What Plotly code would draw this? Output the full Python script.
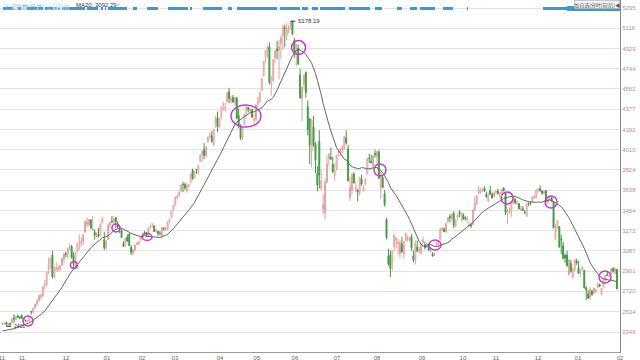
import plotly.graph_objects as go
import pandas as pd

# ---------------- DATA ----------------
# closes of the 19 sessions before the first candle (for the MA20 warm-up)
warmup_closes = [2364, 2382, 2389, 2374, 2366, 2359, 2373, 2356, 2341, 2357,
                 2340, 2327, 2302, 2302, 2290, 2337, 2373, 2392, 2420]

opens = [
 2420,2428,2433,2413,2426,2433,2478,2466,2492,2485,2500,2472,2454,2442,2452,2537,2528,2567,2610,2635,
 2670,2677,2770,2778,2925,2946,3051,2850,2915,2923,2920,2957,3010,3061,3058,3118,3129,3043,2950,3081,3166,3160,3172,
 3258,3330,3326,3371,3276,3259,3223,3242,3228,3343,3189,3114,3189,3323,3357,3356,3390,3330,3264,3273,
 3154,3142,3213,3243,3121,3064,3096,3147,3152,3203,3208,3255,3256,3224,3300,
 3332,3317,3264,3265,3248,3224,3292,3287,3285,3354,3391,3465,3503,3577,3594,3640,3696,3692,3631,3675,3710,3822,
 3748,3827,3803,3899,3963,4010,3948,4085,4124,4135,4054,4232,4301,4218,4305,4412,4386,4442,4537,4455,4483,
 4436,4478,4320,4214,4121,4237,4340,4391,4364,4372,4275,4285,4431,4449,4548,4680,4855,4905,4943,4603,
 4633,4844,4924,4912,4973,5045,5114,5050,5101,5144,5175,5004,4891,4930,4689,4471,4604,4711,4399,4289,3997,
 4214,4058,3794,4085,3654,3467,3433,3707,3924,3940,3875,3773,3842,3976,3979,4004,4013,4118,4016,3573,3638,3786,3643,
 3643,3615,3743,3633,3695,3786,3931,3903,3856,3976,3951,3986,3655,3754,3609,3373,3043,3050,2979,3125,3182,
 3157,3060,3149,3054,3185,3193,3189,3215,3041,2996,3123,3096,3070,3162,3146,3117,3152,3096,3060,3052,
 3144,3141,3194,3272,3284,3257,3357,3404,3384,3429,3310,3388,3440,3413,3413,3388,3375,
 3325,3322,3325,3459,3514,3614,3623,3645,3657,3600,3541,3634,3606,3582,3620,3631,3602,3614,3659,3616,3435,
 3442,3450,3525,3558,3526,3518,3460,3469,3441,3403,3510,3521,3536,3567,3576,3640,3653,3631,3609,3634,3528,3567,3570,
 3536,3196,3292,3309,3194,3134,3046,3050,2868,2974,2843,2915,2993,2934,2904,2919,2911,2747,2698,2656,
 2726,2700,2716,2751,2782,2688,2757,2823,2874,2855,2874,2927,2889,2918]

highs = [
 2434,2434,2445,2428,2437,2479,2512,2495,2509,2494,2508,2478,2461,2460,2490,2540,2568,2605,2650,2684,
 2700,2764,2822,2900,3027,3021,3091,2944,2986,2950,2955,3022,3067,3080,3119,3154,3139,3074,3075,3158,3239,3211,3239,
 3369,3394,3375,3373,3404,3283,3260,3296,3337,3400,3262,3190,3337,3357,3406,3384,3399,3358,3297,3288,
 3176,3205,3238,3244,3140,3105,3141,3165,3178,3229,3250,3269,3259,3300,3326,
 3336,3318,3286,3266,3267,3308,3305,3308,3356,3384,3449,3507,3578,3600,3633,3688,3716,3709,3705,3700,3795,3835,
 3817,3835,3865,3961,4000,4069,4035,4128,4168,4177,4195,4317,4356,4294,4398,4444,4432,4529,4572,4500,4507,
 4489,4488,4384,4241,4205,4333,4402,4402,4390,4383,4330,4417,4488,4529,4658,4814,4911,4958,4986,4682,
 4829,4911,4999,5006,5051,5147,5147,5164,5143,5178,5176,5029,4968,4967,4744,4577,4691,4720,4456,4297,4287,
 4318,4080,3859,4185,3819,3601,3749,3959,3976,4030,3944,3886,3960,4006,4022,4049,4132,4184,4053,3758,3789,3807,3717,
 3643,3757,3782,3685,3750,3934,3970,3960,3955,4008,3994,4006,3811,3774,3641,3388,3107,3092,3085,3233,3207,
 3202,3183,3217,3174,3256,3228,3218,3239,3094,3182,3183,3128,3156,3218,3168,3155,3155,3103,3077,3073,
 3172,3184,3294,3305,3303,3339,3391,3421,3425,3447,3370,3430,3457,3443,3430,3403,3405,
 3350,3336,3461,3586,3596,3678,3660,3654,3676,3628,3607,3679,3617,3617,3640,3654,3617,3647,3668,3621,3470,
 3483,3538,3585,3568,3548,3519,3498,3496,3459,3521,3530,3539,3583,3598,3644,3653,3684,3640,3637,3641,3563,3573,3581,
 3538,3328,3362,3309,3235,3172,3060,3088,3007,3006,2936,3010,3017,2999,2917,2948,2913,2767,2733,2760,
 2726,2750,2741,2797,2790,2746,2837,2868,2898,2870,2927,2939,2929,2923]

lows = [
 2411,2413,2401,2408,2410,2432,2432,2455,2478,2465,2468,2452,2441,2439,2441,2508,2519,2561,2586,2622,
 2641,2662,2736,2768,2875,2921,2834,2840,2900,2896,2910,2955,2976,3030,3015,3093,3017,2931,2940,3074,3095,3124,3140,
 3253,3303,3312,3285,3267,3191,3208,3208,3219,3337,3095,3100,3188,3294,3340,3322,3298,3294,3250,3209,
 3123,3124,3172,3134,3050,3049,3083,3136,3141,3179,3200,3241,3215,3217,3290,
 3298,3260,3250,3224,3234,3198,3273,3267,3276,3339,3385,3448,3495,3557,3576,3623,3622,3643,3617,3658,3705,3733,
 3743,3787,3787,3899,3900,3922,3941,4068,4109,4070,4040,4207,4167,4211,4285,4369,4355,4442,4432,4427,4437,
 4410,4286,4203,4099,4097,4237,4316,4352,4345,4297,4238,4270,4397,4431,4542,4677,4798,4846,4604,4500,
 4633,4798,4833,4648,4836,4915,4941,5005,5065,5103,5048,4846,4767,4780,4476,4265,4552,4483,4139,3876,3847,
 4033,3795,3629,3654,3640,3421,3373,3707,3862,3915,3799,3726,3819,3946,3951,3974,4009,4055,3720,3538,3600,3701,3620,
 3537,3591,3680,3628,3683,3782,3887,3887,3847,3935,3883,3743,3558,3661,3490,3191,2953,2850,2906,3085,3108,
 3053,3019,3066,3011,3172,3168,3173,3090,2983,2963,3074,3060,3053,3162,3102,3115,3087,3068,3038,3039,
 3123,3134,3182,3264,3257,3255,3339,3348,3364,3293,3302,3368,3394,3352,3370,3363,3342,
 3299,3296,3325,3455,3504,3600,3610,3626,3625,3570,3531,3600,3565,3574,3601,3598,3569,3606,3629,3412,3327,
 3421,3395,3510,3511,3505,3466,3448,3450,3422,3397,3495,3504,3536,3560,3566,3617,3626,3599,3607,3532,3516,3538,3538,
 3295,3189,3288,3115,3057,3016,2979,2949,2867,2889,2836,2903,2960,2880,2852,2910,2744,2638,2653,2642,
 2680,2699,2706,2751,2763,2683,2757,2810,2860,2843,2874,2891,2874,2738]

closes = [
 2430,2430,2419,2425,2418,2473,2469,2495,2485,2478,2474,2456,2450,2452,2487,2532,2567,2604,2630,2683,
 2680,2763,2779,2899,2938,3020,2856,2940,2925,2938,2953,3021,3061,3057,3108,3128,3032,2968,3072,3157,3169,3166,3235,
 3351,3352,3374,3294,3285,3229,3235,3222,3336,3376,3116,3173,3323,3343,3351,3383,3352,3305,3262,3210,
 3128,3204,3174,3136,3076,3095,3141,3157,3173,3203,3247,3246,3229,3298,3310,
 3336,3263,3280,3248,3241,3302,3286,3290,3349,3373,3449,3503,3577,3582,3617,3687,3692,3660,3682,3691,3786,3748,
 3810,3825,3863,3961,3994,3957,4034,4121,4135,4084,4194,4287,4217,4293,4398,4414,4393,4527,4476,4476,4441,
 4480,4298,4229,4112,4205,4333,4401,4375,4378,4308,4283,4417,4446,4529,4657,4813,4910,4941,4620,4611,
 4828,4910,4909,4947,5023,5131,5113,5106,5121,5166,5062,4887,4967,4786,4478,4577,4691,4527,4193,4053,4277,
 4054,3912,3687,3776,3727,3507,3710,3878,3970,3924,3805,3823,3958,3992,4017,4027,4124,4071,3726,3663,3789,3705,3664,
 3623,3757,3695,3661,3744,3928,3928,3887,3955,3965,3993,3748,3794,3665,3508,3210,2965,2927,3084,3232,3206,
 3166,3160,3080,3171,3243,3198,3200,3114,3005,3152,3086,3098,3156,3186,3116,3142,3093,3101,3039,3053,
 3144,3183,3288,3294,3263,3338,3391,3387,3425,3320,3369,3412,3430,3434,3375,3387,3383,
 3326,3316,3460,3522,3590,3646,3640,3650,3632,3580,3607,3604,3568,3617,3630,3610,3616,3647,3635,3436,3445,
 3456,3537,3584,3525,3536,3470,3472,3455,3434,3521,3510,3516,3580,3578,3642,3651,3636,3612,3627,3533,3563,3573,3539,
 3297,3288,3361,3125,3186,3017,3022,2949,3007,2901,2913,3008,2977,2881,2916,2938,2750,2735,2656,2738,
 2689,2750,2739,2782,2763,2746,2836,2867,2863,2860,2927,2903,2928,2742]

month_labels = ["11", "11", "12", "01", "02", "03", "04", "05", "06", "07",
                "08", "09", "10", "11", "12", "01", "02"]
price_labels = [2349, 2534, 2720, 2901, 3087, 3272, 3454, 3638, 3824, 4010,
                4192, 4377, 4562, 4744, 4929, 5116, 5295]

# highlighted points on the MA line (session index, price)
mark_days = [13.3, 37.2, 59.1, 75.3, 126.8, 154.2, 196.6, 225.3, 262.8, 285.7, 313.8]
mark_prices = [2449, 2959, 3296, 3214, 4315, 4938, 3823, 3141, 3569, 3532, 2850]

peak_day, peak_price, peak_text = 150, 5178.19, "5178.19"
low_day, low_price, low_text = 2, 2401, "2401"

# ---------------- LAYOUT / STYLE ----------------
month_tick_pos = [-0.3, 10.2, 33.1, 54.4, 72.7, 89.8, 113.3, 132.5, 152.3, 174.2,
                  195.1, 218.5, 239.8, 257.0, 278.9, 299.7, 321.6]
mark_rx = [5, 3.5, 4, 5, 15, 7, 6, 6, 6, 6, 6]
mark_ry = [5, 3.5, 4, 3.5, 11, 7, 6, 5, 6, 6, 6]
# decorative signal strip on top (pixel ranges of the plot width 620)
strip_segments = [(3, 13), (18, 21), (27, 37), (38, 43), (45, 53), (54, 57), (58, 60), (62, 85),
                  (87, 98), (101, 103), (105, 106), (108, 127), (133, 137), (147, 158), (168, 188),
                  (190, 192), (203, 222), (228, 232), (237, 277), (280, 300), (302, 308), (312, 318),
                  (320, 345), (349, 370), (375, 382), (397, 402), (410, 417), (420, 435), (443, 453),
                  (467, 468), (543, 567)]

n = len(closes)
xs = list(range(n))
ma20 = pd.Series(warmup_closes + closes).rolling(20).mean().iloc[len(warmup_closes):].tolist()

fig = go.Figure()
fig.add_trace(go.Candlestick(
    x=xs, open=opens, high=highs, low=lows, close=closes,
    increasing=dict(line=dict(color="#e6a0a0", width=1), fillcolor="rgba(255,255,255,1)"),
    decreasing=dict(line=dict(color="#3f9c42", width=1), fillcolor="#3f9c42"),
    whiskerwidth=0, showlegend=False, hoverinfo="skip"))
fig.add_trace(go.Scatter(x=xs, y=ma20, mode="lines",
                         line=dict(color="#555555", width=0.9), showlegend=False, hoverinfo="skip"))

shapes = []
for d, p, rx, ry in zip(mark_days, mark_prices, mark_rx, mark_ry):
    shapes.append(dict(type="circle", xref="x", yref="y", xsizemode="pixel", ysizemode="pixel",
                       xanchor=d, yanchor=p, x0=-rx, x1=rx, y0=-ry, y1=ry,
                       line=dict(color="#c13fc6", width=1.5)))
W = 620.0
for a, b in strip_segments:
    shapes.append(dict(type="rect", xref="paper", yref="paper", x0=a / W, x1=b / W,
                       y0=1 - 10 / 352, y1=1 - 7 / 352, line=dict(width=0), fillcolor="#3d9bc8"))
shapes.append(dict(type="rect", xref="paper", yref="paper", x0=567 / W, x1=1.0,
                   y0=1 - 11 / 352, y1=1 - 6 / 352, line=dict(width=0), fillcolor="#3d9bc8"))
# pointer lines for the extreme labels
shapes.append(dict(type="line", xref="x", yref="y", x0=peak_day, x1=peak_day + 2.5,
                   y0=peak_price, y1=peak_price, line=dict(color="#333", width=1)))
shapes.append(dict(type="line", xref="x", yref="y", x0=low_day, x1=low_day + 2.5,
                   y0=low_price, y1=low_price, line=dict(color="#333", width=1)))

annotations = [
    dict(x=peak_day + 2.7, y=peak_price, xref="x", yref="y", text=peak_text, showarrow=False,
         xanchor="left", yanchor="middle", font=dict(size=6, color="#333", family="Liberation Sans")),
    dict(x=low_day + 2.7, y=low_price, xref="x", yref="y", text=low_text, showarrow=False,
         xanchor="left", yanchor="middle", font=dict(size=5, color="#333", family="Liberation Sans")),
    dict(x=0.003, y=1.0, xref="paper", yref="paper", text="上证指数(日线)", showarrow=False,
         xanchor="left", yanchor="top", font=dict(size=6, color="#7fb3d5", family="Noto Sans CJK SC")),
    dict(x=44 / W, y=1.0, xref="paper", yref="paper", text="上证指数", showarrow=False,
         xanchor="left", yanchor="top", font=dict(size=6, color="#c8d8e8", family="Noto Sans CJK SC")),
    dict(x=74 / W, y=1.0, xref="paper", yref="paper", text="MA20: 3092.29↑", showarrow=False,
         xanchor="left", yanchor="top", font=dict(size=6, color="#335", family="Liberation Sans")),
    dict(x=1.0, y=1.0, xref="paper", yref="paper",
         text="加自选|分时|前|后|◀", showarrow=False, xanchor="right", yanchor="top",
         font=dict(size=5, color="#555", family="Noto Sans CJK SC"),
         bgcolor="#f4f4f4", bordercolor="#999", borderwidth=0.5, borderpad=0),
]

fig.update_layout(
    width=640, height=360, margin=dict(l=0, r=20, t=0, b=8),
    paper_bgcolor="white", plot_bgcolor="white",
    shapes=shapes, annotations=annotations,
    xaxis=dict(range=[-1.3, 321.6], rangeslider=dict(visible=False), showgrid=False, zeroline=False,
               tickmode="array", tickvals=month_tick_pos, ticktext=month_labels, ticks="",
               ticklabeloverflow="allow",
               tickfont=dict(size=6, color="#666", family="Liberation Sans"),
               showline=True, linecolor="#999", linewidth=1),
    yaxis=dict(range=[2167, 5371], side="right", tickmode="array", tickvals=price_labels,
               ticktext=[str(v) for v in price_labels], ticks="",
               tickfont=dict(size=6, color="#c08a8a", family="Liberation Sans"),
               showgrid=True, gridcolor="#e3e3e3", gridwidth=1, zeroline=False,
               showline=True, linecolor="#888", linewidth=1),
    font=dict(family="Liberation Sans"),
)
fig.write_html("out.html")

- [Prompt]: Write out each line of the listing above, exactly, from its first line to the line holding "2340, 2327, 2302, 2302, 2290, 2337, 2373, 2392, 2420]", inclusive. Skip the pictures.

- [Solved problem]:
What Plotly code would draw this? Output the full Python script.
import plotly.graph_objects as go
import pandas as pd

# ---------------- DATA ----------------
# closes of the 19 sessions before the first candle (for the MA20 warm-up)
warmup_closes = [2364, 2382, 2389, 2374, 2366, 2359, 2373, 2356, 2341, 2357,
                 2340, 2327, 2302, 2302, 2290, 2337, 2373, 2392, 2420]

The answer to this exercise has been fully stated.